> **JOB**:
Lift out each line of the data that holds "document".

******

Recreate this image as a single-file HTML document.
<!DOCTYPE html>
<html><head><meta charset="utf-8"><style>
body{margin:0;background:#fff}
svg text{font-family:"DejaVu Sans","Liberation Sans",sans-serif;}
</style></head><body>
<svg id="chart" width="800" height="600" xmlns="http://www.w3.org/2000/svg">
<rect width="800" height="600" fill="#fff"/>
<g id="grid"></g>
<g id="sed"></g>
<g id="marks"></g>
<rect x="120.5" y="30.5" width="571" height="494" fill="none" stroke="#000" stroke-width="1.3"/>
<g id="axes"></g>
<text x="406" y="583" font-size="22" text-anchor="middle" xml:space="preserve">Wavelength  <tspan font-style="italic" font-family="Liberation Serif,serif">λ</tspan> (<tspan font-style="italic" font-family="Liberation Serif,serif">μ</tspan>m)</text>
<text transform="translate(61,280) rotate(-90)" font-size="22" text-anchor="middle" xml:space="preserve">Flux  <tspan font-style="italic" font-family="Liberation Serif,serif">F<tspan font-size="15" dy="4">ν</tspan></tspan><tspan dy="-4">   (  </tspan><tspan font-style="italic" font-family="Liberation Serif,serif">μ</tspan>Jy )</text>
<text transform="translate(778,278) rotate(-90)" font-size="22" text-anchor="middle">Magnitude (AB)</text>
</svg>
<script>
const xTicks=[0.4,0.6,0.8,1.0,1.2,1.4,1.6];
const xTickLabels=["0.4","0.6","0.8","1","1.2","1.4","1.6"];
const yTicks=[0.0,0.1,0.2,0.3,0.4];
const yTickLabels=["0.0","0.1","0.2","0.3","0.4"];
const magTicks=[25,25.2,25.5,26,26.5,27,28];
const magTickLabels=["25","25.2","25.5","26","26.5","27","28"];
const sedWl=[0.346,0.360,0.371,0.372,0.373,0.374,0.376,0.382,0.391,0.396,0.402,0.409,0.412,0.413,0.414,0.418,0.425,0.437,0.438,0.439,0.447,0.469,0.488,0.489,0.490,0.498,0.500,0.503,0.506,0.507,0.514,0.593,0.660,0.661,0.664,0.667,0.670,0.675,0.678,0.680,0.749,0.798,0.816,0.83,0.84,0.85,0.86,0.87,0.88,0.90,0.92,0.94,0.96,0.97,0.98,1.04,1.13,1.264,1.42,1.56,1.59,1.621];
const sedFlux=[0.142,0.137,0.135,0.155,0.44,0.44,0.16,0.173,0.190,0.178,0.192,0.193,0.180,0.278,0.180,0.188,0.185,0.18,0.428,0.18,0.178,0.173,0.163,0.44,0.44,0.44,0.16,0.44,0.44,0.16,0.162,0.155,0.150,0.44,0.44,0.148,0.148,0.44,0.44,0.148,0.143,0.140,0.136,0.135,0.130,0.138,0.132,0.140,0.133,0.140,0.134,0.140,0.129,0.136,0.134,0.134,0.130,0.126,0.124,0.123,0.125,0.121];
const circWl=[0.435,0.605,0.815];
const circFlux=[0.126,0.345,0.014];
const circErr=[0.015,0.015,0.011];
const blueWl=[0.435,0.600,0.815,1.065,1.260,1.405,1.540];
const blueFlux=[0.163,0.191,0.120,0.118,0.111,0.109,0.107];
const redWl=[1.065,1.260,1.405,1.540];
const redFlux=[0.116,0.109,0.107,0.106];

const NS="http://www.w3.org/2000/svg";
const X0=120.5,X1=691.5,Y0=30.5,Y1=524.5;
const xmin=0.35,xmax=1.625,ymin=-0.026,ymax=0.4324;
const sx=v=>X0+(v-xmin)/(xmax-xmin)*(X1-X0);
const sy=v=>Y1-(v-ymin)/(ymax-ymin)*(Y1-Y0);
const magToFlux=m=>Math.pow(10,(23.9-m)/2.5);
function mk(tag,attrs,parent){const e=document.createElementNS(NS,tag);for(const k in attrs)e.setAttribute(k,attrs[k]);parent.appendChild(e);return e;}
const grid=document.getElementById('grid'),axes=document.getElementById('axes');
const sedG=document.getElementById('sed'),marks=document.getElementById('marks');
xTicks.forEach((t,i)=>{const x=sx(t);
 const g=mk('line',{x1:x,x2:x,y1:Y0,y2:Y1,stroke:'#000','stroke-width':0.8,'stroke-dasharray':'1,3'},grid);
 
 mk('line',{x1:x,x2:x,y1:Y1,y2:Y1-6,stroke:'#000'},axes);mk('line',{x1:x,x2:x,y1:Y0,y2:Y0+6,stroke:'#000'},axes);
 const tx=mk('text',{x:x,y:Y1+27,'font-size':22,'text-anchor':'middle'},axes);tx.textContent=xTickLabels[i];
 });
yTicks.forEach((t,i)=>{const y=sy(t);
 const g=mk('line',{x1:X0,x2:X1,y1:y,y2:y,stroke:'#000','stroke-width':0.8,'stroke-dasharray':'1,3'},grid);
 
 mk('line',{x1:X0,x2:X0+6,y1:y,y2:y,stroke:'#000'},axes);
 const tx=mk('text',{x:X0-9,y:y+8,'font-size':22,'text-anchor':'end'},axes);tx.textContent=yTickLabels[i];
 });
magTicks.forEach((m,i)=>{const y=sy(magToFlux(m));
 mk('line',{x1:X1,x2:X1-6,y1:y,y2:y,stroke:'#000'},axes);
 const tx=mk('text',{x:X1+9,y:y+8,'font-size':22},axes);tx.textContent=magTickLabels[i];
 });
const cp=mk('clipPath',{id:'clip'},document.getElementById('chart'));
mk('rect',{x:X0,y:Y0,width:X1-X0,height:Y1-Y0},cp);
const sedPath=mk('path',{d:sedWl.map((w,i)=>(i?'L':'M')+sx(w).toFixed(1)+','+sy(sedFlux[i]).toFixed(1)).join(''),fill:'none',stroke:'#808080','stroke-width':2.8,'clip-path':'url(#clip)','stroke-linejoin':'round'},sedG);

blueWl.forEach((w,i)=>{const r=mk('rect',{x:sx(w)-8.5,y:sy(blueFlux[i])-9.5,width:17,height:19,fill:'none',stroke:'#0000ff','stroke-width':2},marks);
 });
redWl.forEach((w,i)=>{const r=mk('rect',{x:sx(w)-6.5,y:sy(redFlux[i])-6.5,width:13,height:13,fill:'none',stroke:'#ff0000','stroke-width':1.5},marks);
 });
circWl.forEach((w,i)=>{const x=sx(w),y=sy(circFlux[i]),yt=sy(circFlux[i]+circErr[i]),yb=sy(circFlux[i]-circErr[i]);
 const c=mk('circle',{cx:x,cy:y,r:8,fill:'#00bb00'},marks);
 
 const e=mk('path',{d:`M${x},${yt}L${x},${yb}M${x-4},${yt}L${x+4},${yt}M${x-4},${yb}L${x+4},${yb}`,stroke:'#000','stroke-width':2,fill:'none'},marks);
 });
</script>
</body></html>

******

> **TASK RESPONSE**:
Recreate this image as a single-file HTML document.
function mk(tag,attrs,parent){const e=document.createElementNS(NS,tag);for(const k in attrs)e.setAttribute(k,attrs[k]);parent.appendChild(e);return e;}
const grid=document.getElementById('grid'),axes=document.getElementById('axes');
const sedG=document.getElementById('sed'),marks=document.getElementById('marks');
const cp=mk('clipPath',{id:'clip'},document.getElementById('chart'));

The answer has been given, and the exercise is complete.